We’re also seeing more drivers ignoring speed limits and running red lights, a significant increase in retail shoplifting, as well as increasingly violent disruptions at public meetings, and a growing lack of civility at all levels of society, even in Congress where shouting and heckling the President – something once considered unthinkable – has become common. College students organize protests and harass and heckle speakers for having differing beliefs. Racist demonstrations have become common.

One of my grandchildren attends a public middle school. In her class is a young male who repeatedly disrupts the class, who has attacked classmates violently, and upon one occasion, assaulted another smaller and weaker withdrawn student who’s never said or done anything offensive, and it took three teachers to remove him. Despite suspensions, the behavior has continued for the entire year. The administration appears helpless, and the parents won’t do anything, except insist that their son remain in school – no matter what the cost is to the other students and to their learning. This is hardly an isolated instance, but it’s the result of a society that refuses to say, “Some behavior is unacceptable, no matter what your background or problems are.”

All of these are the result of a societal failure to enforce socially, rather than legally, a norm of acceptable behavior.

While societies need rules, without also an accepted code of social behavior, laws are insufficient to maintain order – unless you want an iron-fisted autocracy.

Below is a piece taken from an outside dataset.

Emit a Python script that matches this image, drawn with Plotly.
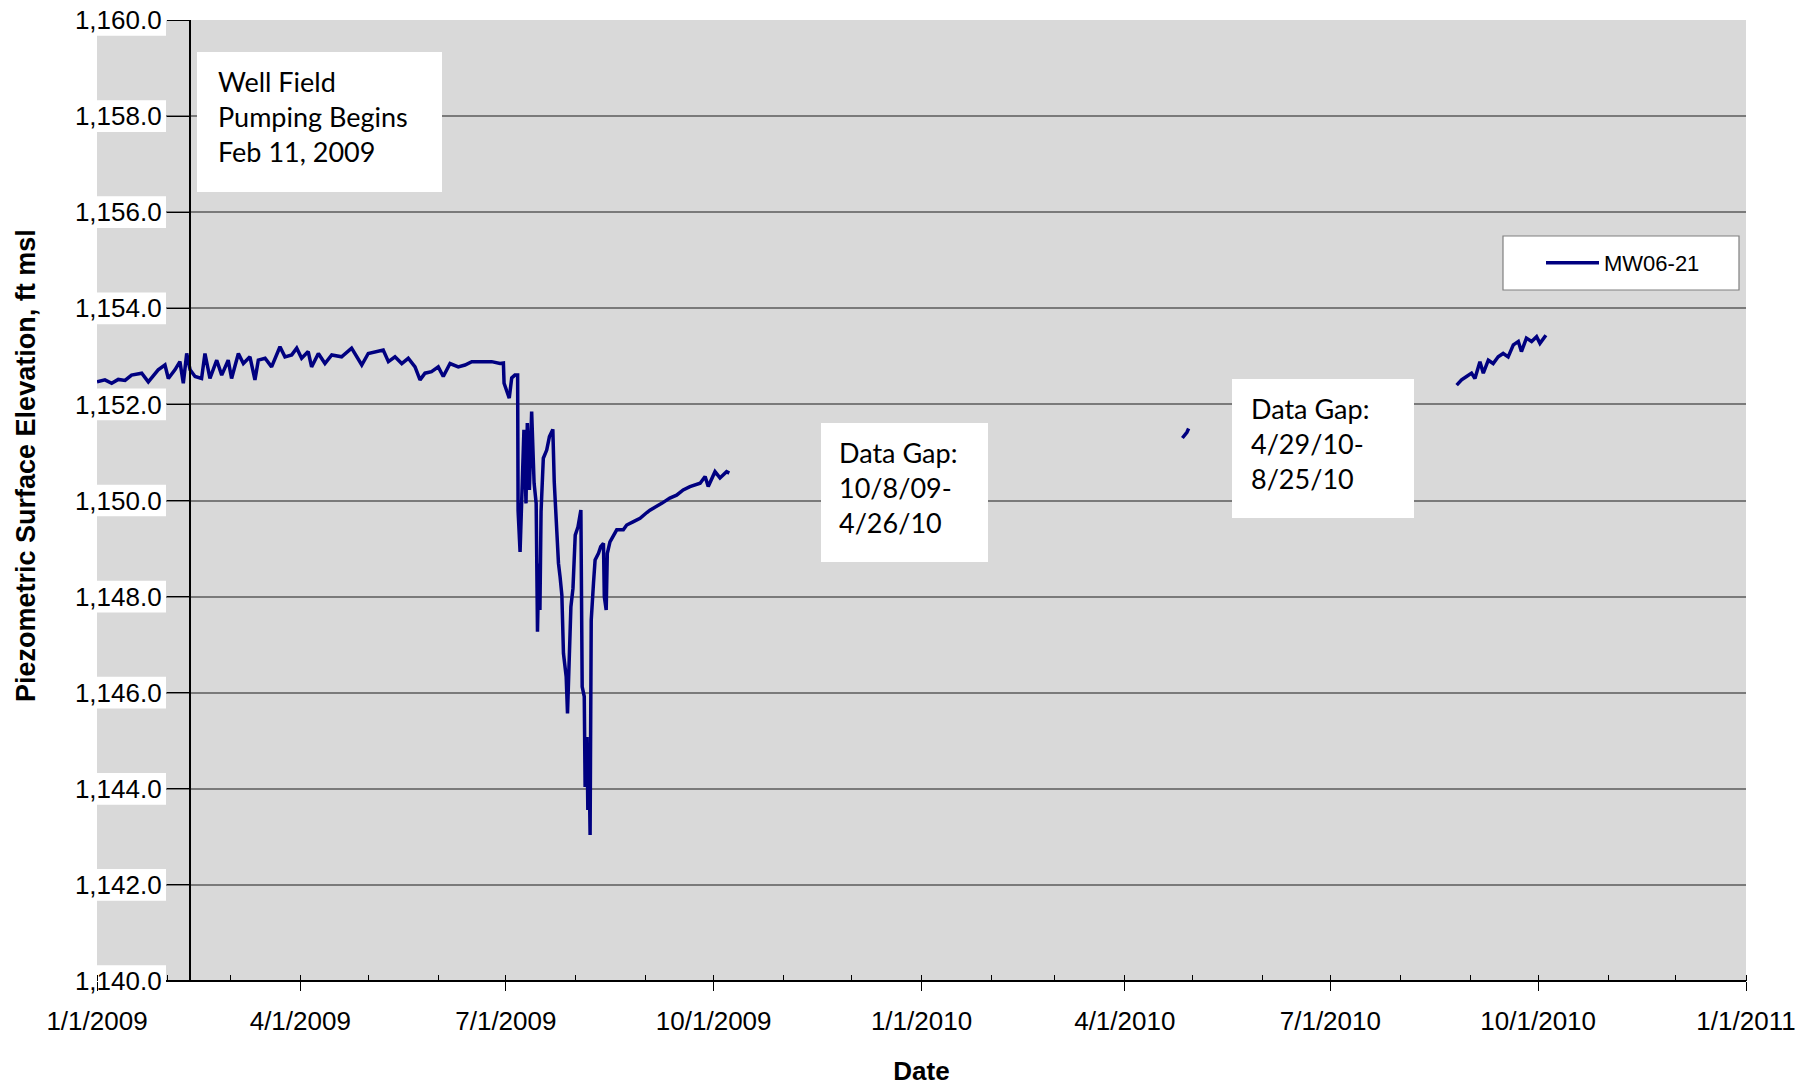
import plotly.graph_objects as go
from datetime import datetime

# ---------------- data ----------------
dates_2009 = [
    "2009-01-01 00:00", "2009-01-04 12:00", "2009-01-07 12:00", "2009-01-10 10:00", "2009-01-13 10:00",
    "2009-01-16 07:00", "2009-01-20 19:00", "2009-01-23 17:00", "2009-01-28 02:00", "2009-01-31 02:00",
    "2009-02-01 14:00", "2009-02-04 12:00", "2009-02-06 17:00", "2009-02-08 05:00", "2009-02-09 17:00",
    "2009-02-11 05:00", "2009-02-13 10:00", "2009-02-16 07:00", "2009-02-17 19:00", "2009-02-20 00:00",
    "2009-02-23 00:00", "2009-02-25 05:00", "2009-02-28 02:00", "2009-03-01 14:00", "2009-03-04 14:00",
    "2009-03-06 19:00", "2009-03-09 17:00", "2009-03-11 22:00", "2009-03-13 10:00", "2009-03-16 10:00",
    "2009-03-19 07:00", "2009-03-23 00:00", "2009-03-25 05:00", "2009-03-28 05:00", "2009-03-30 10:00",
    "2009-04-01 14:00", "2009-04-04 12:00", "2009-04-06 00:00", "2009-04-09 00:00", "2009-04-11 22:00",
    "2009-04-14 22:00", "2009-04-19 07:00", "2009-04-23 17:00", "2009-04-26 17:00", "2009-04-28 05:00",
    "2009-05-01 02:00", "2009-05-05 12:00", "2009-05-07 17:00", "2009-05-10 00:00", "2009-05-12 22:00",
    "2009-05-15 22:00", "2009-05-18 19:00", "2009-05-21 19:00", "2009-05-24 00:00", "2009-05-26 05:00",
    "2009-05-29 02:00", "2009-06-01 02:00", "2009-06-03 07:00", "2009-06-06 07:00", "2009-06-09 22:00",
    "2009-06-12 22:00", "2009-06-15 22:00", "2009-06-20 07:00", "2009-06-24 17:00", "2009-06-28 10:00",
    "2009-06-29 22:00", "2009-06-30 05:00", "2009-07-01 10:00", "2009-07-02 12:00", "2009-07-03 14:00",
    "2009-07-05 00:00", "2009-07-06 05:00", "2009-07-06 10:00", "2009-07-07 07:00", "2009-07-08 00:00",
    "2009-07-09 00:00", "2009-07-09 22:00", "2009-07-10 12:00", "2009-07-11 10:00", "2009-07-12 10:00",
    "2009-07-13 12:00", "2009-07-14 10:00", "2009-07-15 00:00", "2009-07-15 14:00", "2009-07-16 02:00",
    "2009-07-16 14:00", "2009-07-17 14:00", "2009-07-19 02:00", "2009-07-20 07:00", "2009-07-21 19:00",
    "2009-07-22 10:00", "2009-07-23 05:00", "2009-07-24 07:00", "2009-07-25 00:00", "2009-07-25 19:00",
    "2009-07-26 12:00", "2009-07-27 17:00", "2009-07-28 07:00", "2009-07-29 00:00", "2009-07-29 19:00",
    "2009-07-30 17:00", "2009-07-31 17:00", "2009-08-01 22:00", "2009-08-03 05:00", "2009-08-03 19:00",
    "2009-08-04 17:00", "2009-08-05 02:00", "2009-08-05 22:00", "2009-08-06 07:00", "2009-08-06 17:00",
    "2009-08-07 07:00", "2009-08-07 19:00", "2009-08-08 19:00", "2009-08-09 12:00", "2009-08-11 00:00",
    "2009-08-12 00:00", "2009-08-13 05:00", "2009-08-13 14:00", "2009-08-14 10:00", "2009-08-14 22:00",
    "2009-08-16 02:00", "2009-08-17 14:00", "2009-08-19 02:00", "2009-08-22 00:00", "2009-08-23 12:00",
    "2009-08-26 12:00", "2009-08-29 10:00", "2009-09-01 10:00", "2009-09-02 19:00", "2009-09-08 00:00",
    "2009-09-11 14:00", "2009-09-14 14:00", "2009-09-17 12:00", "2009-09-20 12:00", "2009-09-22 17:00",
    "2009-09-25 00:00", "2009-09-27 05:00", "2009-09-28 14:00", "2009-10-01 14:00", "2009-10-03 19:00",
    "2009-10-06 17:00", "2009-10-07 22:00",
]
levels_2009 = [
    1152.47, 1152.51, 1152.44, 1152.52, 1152.50,
    1152.61, 1152.65, 1152.47, 1152.72, 1152.82,
    1152.54, 1152.72, 1152.89, 1152.44, 1153.06,
    1152.72, 1152.58, 1152.54, 1153.06, 1152.54,
    1152.92, 1152.61, 1152.92, 1152.54, 1153.06,
    1152.85, 1152.99, 1152.51, 1152.92, 1152.96,
    1152.78, 1153.20, 1152.99, 1153.03, 1153.17,
    1152.96, 1153.10, 1152.78, 1153.06, 1152.85,
    1153.03, 1152.99, 1153.17, 1152.92, 1152.82,
    1153.06, 1153.10, 1153.13, 1152.89, 1152.99,
    1152.85, 1152.96, 1152.78, 1152.51, 1152.65,
    1152.68, 1152.78, 1152.58, 1152.85, 1152.78,
    1152.82, 1152.89, 1152.89, 1152.89, 1152.85,
    1152.86, 1152.44, 1152.26, 1152.13, 1152.55,
    1152.61, 1152.61, 1149.78, 1148.93, 1149.94,
    1151.47, 1149.94, 1151.61, 1150.22, 1151.85,
    1150.36, 1149.94, 1147.27, 1148.69, 1147.72,
    1149.77, 1150.88, 1151.05, 1151.33, 1151.48,
    1150.39, 1149.59, 1148.69, 1148.41, 1148.03,
    1146.82, 1146.33, 1145.57, 1146.89, 1147.79,
    1148.17, 1149.28, 1149.45, 1149.80, 1146.12,
    1145.92, 1144.04, 1145.08, 1143.56, 1144.95,
    1143.04, 1147.51, 1148.28, 1148.76, 1148.90,
    1149.04, 1149.11, 1148.00, 1147.72, 1148.90,
    1149.14, 1149.25, 1149.39, 1149.39, 1149.49,
    1149.56, 1149.63, 1149.75, 1149.80, 1149.94,
    1150.05, 1150.11, 1150.22, 1150.29, 1150.32,
    1150.36, 1150.50, 1150.29, 1150.60, 1150.47,
    1150.60, 1150.57,
]

dates_apr2010 = ["2010-04-26 12:00", "2010-04-27 12:00", "2010-04-28 12:00", "2010-04-29 06:00"]
levels_apr2010 = [1151.30, 1151.36, 1151.42, 1151.50]

dates_fall2010 = [
    "2010-08-25 22:00", "2010-08-28 02:00", "2010-08-30 07:00", "2010-09-01 12:00", "2010-09-03 00:00",
    "2010-09-05 05:00", "2010-09-06 17:00", "2010-09-08 22:00", "2010-09-11 02:00", "2010-09-13 07:00",
    "2010-09-15 12:00", "2010-09-17 17:00", "2010-09-20 00:00", "2010-09-22 05:00", "2010-09-23 14:00",
    "2010-09-25 19:00", "2010-09-28 02:00", "2010-09-30 07:00", "2010-10-01 19:00", "2010-10-04 10:00",
]
levels_fall2010 = [
    1152.40, 1152.51, 1152.58, 1152.65, 1152.54,
    1152.89, 1152.65, 1152.92, 1152.85, 1152.99,
    1153.06, 1152.99, 1153.24, 1153.31, 1153.10,
    1153.38, 1153.31, 1153.41, 1153.27, 1153.44,
]

series_name = "MW06-21"
x_range = ["2009-01-01", "2011-01-01"]
y_range = [1140, 1160]
y_ticks = [1140, 1142, 1144, 1146, 1148, 1150, 1152, 1154, 1156, 1158, 1160]
x_ticks = ["2009-01-01", "2009-04-01", "2009-07-01", "2009-10-01", "2010-01-01",
           "2010-04-01", "2010-07-01", "2010-10-01", "2011-01-01"]
pumping_start = "2009-02-11"

x_title = "Date"
y_title = "Piezometric Surface Elevation, ft msl"
note_pumping = "Well Field<br>Pumping Begins<br>Feb 11, 2009"
note_gap1 = "Data Gap:<br>10/8/09-<br>4/26/10"
note_gap2 = "Data Gap:<br>4/29/10-<br>8/25/10"

# ---------------- figure ----------------
xs = dates_2009 + [None] + dates_apr2010 + [None] + dates_fall2010
ys = levels_2009 + [None] + levels_apr2010 + [None] + levels_fall2010

W, H = 1818, 1088
ML, MR, MT, MB = 97, 72, 20, 107
PW, PH = W - ML - MR, H - MT - MB


def px(xp):
    return (xp - ML) / PW


def py(yp):
    return (H - MB - yp) / PH


x0 = datetime.fromisoformat(x_range[0])
x1 = datetime.fromisoformat(x_range[1])
cross = datetime.fromisoformat(pumping_start)
y_axis_pos = (cross - x0).total_seconds() / (x1 - x0).total_seconds()
label_box_end = x0 + (x1 - x0) * px(166)

fig = go.Figure()
fig.add_trace(go.Scatter(
    x=xs, y=ys, mode="lines", name=series_name,
    line=dict(color="#000080", width=3.5), connectgaps=False,
))

ARIAL = "Liberation Sans, Arial, sans-serif"
label_font = dict(family=ARIAL, size=26, color="black")

fig.update_layout(
    width=W, height=H,
    margin=dict(l=ML, r=MR, t=MT, b=MB, pad=0, autoexpand=False),
    paper_bgcolor="white",
    plot_bgcolor="#d9d9d9",
    showlegend=True,
    legend=dict(
        x=px(1541), y=py(263), xanchor="left", yanchor="middle",
        bgcolor="rgba(0,0,0,0)", borderwidth=0, itemwidth=53,
        font=dict(family=ARIAL, size=22, color="black"),
    ),
    xaxis=dict(
        type="date", range=x_range, automargin=False,
        tickvals=x_ticks, tickformat="%-m/%-d/%Y",
        tickfont=label_font, ticklabelstandoff=8,
        ticks="outside", ticklen=9, tickwidth=1, tickcolor="black",
        minor=dict(ticks="inside", ticklen=6, tickwidth=1, tickcolor="black",
                   dtick="M1", tick0="2009-01-01", showgrid=False),
        showline=False,
        showgrid=False, zeroline=False,
        title=dict(text="<b>" + x_title + "</b>", font=dict(family=ARIAL, size=26, color="black"),
                   standoff=26),
    ),
    yaxis=dict(
        range=y_range, tickvals=y_ticks, tickformat=",.1f", automargin=False,
        anchor="free", position=y_axis_pos,
        tickfont=label_font,
        ticks="outside", ticklen=22, tickwidth=1, tickcolor="black",
        showline=True, linecolor="black", linewidth=1.5,
        showgrid=True, gridcolor="#7a7a7a", gridwidth=1.5,
        zeroline=False,
    ),
)

# y-axis title (sits above the plot centre in the reference)
fig.add_annotation(text="<b>" + y_title + "</b>", xref="paper", yref="paper",
                   x=px(26), y=py(466), xanchor="center", yanchor="middle",
                   textangle=-90, showarrow=False,
                   font=dict(family=ARIAL, size=27, color="black"))

# white backing behind the value-axis labels
for v in y_ticks:
    fig.add_shape(type="rect", xref="x", yref="y", layer="between",
                  x0=x_range[0], x1=label_box_end, y0=v - 0.33, y1=v + 0.33,
                  fillcolor="white", line=dict(width=0))

# category-axis line, starting right of the value labels
fig.add_shape(type="line", xref="x", yref="paper", layer="above",
              x0=label_box_end, x1=x_range[1], y0=0, y1=0,
              line=dict(color="black", width=2))

# note boxes
boxes = [(197, 442, 52, 192), (821, 988, 423, 562), (1232, 1414, 379, 518)]
for (bx0, bx1, by0, by1) in boxes:
    fig.add_shape(type="rect", xref="paper", yref="paper", layer="above",
                  x0=px(bx0), x1=px(bx1), y0=py(by1), y1=py(by0),
                  fillcolor="white", line=dict(width=0))

# legend box
fig.add_shape(type="rect", xref="paper", yref="paper", layer="above",
              x0=px(1503), x1=px(1739), y0=py(290), y1=py(236),
              fillcolor="white", line=dict(color="#808080", width=1.2))

note_font = dict(family="Lato, Calibri, sans-serif", size=27, color="black")
for text, tx, ty in [(note_pumping, 216, 117), (note_gap1, 837, 487), (note_gap2, 1249, 443)]:
    fig.add_annotation(text=text, xref="paper", yref="paper", x=px(tx), y=py(ty),
                       xanchor="left", yanchor="middle", align="left",
                       showarrow=False, font=note_font)

fig.write_html("out.html", config={"displayModeBar": False},
               post_script="document.body.style.margin='0';")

And if there’s a continued growth in the lack of self-restraint, the U.S. will end up either in anarchy or under a right-wing autocracy, because neither the left nor the right appears willing to call out bad behavior and incivility on the part of its own partisans, and the right is perfectly willing to legislate controls over those who disagree with their perception of the ideal society. And neither seems able or willing to reach a consensus on acceptable social and public behavior.